Raw data
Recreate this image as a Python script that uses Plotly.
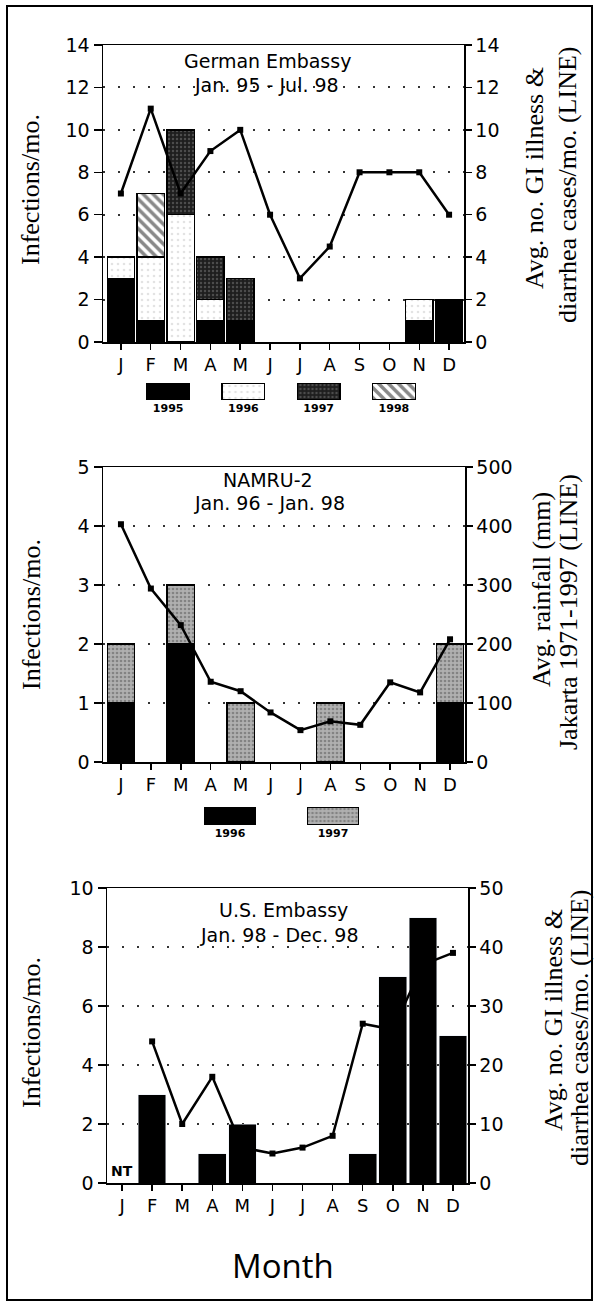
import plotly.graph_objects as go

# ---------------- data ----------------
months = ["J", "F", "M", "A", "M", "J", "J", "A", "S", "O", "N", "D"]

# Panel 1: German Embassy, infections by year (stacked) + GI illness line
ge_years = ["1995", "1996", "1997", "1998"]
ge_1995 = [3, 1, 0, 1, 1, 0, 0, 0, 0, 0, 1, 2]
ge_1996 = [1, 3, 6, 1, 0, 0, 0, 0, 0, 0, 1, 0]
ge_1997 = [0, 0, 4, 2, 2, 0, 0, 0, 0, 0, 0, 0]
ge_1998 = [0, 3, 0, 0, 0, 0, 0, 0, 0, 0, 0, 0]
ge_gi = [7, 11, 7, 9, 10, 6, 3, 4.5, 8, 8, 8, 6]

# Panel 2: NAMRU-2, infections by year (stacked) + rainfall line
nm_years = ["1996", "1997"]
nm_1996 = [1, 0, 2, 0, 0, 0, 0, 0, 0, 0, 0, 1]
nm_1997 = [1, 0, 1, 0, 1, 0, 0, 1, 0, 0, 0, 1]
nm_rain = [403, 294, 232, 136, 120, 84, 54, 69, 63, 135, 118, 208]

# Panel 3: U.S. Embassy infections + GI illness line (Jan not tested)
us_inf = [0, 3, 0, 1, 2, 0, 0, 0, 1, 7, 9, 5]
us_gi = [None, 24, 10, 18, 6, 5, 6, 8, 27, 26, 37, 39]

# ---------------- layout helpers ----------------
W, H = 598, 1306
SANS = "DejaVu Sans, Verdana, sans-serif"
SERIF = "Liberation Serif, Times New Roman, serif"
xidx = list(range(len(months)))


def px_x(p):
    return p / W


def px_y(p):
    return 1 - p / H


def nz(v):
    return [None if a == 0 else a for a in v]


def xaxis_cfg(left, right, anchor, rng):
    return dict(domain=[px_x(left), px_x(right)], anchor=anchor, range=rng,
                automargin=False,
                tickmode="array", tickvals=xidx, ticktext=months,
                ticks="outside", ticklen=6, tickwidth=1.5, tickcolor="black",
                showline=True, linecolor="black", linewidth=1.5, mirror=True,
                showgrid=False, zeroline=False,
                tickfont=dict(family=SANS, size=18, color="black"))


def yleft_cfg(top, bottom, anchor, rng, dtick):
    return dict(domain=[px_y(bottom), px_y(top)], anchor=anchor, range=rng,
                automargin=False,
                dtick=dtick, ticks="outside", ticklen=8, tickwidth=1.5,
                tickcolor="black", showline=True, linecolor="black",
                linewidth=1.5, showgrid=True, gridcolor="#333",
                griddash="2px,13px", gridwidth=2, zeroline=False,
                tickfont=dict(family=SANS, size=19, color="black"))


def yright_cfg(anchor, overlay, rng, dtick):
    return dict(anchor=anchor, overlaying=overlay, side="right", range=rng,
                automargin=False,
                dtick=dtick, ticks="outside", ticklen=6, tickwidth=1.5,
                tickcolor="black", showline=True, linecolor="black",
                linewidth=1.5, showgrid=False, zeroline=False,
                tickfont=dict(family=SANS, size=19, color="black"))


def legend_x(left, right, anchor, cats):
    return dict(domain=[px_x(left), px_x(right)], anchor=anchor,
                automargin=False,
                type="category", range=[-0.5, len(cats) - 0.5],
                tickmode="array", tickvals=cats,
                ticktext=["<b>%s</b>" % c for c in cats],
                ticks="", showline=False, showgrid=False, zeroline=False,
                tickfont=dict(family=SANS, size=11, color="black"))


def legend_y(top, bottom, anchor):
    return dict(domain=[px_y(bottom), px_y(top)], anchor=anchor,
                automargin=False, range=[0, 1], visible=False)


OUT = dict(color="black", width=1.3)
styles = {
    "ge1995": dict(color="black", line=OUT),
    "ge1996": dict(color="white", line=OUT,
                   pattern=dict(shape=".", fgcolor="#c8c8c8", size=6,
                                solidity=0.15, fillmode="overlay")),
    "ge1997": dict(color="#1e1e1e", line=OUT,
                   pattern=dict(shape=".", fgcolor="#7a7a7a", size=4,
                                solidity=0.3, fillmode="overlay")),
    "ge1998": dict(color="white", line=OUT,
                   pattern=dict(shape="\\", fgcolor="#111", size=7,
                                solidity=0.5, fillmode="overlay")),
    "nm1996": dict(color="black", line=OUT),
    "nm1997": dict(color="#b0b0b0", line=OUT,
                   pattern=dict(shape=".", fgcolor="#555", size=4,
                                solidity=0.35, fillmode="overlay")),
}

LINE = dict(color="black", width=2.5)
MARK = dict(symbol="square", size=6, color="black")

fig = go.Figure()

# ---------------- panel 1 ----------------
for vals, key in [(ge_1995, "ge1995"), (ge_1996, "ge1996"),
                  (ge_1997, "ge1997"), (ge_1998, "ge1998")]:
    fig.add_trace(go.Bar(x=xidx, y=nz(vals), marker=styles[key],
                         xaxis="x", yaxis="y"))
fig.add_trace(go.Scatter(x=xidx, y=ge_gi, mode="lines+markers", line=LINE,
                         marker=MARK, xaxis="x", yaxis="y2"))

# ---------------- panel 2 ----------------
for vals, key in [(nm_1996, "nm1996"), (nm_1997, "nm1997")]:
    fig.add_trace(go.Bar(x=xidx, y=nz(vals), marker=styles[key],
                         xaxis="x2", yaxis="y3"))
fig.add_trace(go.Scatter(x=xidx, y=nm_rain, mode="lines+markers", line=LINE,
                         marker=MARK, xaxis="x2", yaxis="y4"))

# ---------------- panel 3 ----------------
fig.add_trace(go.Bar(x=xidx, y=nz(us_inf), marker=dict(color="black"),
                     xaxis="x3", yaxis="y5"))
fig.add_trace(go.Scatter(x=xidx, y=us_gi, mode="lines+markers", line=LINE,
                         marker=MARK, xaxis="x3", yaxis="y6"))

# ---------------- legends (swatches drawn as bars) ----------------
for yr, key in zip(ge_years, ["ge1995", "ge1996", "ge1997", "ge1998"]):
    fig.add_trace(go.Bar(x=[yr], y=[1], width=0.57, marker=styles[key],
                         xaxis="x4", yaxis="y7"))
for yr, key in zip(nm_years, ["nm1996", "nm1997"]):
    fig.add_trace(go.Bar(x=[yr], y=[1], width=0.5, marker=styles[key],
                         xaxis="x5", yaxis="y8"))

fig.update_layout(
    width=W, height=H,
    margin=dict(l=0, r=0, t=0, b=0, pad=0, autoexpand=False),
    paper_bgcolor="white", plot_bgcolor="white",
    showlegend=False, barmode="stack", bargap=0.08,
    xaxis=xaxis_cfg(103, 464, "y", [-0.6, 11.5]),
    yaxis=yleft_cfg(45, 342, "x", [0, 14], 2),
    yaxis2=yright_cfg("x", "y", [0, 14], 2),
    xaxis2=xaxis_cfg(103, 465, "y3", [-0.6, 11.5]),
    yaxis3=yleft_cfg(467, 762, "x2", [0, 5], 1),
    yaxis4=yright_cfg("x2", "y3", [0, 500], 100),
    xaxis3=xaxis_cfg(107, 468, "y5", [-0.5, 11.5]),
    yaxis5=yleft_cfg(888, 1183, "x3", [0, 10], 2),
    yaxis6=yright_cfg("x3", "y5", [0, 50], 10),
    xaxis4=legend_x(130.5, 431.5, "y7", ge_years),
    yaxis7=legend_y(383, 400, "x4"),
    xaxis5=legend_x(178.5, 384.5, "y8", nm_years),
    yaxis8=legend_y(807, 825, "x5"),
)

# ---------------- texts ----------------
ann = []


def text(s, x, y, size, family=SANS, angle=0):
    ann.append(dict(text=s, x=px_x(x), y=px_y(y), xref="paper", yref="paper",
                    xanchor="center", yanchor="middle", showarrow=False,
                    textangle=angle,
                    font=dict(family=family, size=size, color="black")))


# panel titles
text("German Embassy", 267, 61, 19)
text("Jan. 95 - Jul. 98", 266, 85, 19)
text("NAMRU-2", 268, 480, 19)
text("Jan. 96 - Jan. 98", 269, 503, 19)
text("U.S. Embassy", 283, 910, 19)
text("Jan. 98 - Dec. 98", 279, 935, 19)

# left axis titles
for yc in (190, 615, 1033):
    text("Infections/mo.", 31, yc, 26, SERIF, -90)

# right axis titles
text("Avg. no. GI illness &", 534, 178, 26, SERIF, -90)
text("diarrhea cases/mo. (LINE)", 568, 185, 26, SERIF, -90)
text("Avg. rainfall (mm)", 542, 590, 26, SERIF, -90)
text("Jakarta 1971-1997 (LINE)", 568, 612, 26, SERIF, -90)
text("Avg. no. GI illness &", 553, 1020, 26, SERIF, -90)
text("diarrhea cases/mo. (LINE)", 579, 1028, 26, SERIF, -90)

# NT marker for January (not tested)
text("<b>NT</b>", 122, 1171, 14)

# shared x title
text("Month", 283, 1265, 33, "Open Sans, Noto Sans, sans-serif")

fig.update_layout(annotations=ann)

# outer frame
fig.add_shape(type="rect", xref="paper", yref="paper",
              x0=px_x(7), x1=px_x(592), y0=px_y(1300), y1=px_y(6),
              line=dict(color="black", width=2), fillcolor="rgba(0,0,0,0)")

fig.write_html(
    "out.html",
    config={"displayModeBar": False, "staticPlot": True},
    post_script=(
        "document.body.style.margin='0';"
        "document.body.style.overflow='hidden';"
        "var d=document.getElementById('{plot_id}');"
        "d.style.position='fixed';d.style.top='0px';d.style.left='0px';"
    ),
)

Exercise aim
Quote, please, every line of the material above from its start through the line that has "return p / W", reproducing the words exactly and dropping any images.

Exercise response
Recreate this image as a Python script that uses Plotly.
import plotly.graph_objects as go

# ---------------- data ----------------
months = ["J", "F", "M", "A", "M", "J", "J", "A", "S", "O", "N", "D"]

# Panel 1: German Embassy, infections by year (stacked) + GI illness line
ge_years = ["1995", "1996", "1997", "1998"]
ge_1995 = [3, 1, 0, 1, 1, 0, 0, 0, 0, 0, 1, 2]
ge_1996 = [1, 3, 6, 1, 0, 0, 0, 0, 0, 0, 1, 0]
ge_1997 = [0, 0, 4, 2, 2, 0, 0, 0, 0, 0, 0, 0]
ge_1998 = [0, 3, 0, 0, 0, 0, 0, 0, 0, 0, 0, 0]
ge_gi = [7, 11, 7, 9, 10, 6, 3, 4.5, 8, 8, 8, 6]

# Panel 2: NAMRU-2, infections by year (stacked) + rainfall line
nm_years = ["1996", "1997"]
nm_1996 = [1, 0, 2, 0, 0, 0, 0, 0, 0, 0, 0, 1]
nm_1997 = [1, 0, 1, 0, 1, 0, 0, 1, 0, 0, 0, 1]
nm_rain = [403, 294, 232, 136, 120, 84, 54, 69, 63, 135, 118, 208]

# Panel 3: U.S. Embassy infections + GI illness line (Jan not tested)
us_inf = [0, 3, 0, 1, 2, 0, 0, 0, 1, 7, 9, 5]
us_gi = [None, 24, 10, 18, 6, 5, 6, 8, 27, 26, 37, 39]

# ---------------- layout helpers ----------------
W, H = 598, 1306
SANS = "DejaVu Sans, Verdana, sans-serif"
SERIF = "Liberation Serif, Times New Roman, serif"
xidx = list(range(len(months)))


def px_x(p):
    return p / W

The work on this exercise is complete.